SUKABUMIUPDATE.com - Para peneliti kendaraan listrik bergiat menyiapkan baterai generasi ketiga yang disebut solid state. Tim yang tergabung dalam konsorsium riset di Indonesia pun mencari bahan dasar baterai masa depan itu.
“Peneliti kami memiliki sumber lain non-lithium, masih dirahasiakan karena banyak sekali yang mengejar-ngejar,” kata Sigit Puji Santosa, Direktur Centre for Collaboration Research (CCRs) dan National Center for Sustainable Transportation Technology (NCSTT), baru-baru ini.
Menurut Sigit, kini ada sekitar dua atau tiga bahan yang tengah dikaji kemudian divalidasi. Sedikit bocorannya, bahan utama untuk alternatif baterai solid state itu banyak terdapat di Indonesia. Baterai masa depan itu untuk mengatasi masalah baterai generasi kedua yang berbasis gel lithium ion.
“Kalau masalah baterai ini terselesaikan, sudah ini nggak ada yang membendung kendaraan listrik di mana pun,” kata dosen Fakultas Teknik Mesin dan Dirgantara ITB itu, Senin, 12 November 2018.
Generasi kedua baterai kendaraan listrik yang dipakai sekarang ini berjenis lithium-ion. Seperti jenis baterai handphone yang bisa diisi ulang dayanya, baterai itu menggunakan larutan elektrolis cair guna mengatur aliran arus listrik.
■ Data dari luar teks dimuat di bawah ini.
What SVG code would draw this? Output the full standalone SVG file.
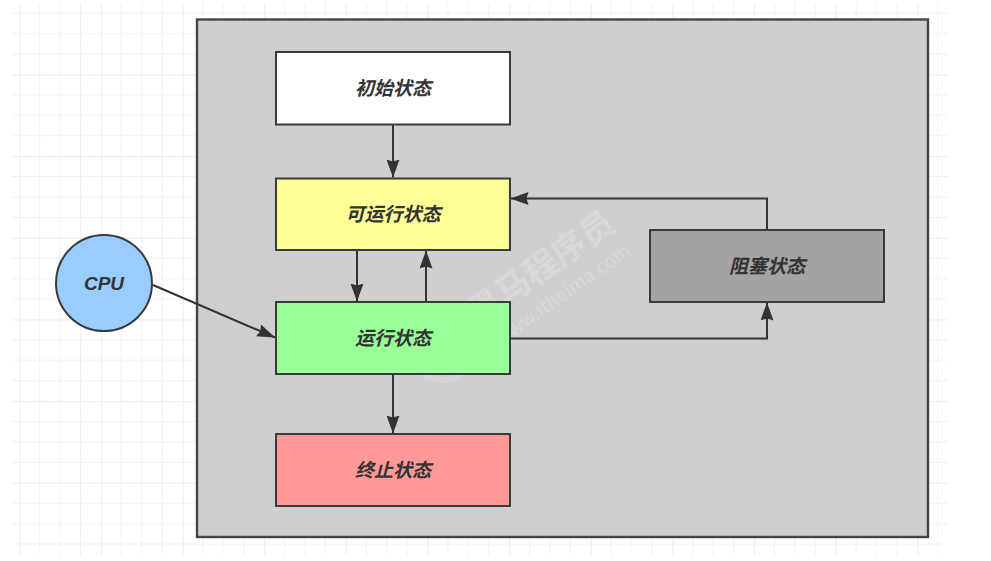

Sementara solid state menggunakan bahan elektrolit padat.
Riset baterai moda listrik ini bekerja sama dengan Massachusets Institute of Technology (MIT). Menurut Sigit, MIT memiliki teknologi maju dengan membuat dua dari tiga paten generasi baterai moda listrik. “Targetnya baterai aman digunakan dan harganya terjangkau masyarakat,” ujar lulusan S2 dan S3 dari MIT itu.
MIT yang telah disokong 10-11 industri baterai dan otomotif itu punya target harga baterai. Kisarannya bisa seharga US$72 dari harga sekarang, kata Sigit, yang berkisar US$200-400, tergantung volume baterainya.
Penelitian baterai ini merupakan bagian dari kerja sama pembuatan mobil listrik berjangka 2017-2021. Proyek riset itu bagian dari program Sustainable Higher Education Research Alliances (SHERA) yang didanai pemerintah Amerika Serikat (United States Agency for International Development/USAID).
Programnya bermitra dengan sejumlah kampus di Indonesia, antara lain untuk riset kesehatan publik dan penyakit infeksi, ketahanan pangan, lingkungan, energi, kemaritiman, serta teknologi inovasi. Penandatangan kerjasamanya pada September 2017.
ITB kebagian untuk memimpin konsorsium pembuatan kendaraan listrik termasuk riset baterai generasi ketiga bersama MIT. Konsorsium ini juga melibatkan peneliti dari Universitas Sriwijaya, Universitas Diponegoro, Institut Teknologi Kalimantan di Balikpapan, dan Universitas Lambung Mangkurat, Universitas Sam Ratulangi, dan Universitas Sebelas Maret (UNS) Surakarta. Sebanyak 50-an peneliti dari ITB, 50-an peneliti lain dari enam kampus mitra.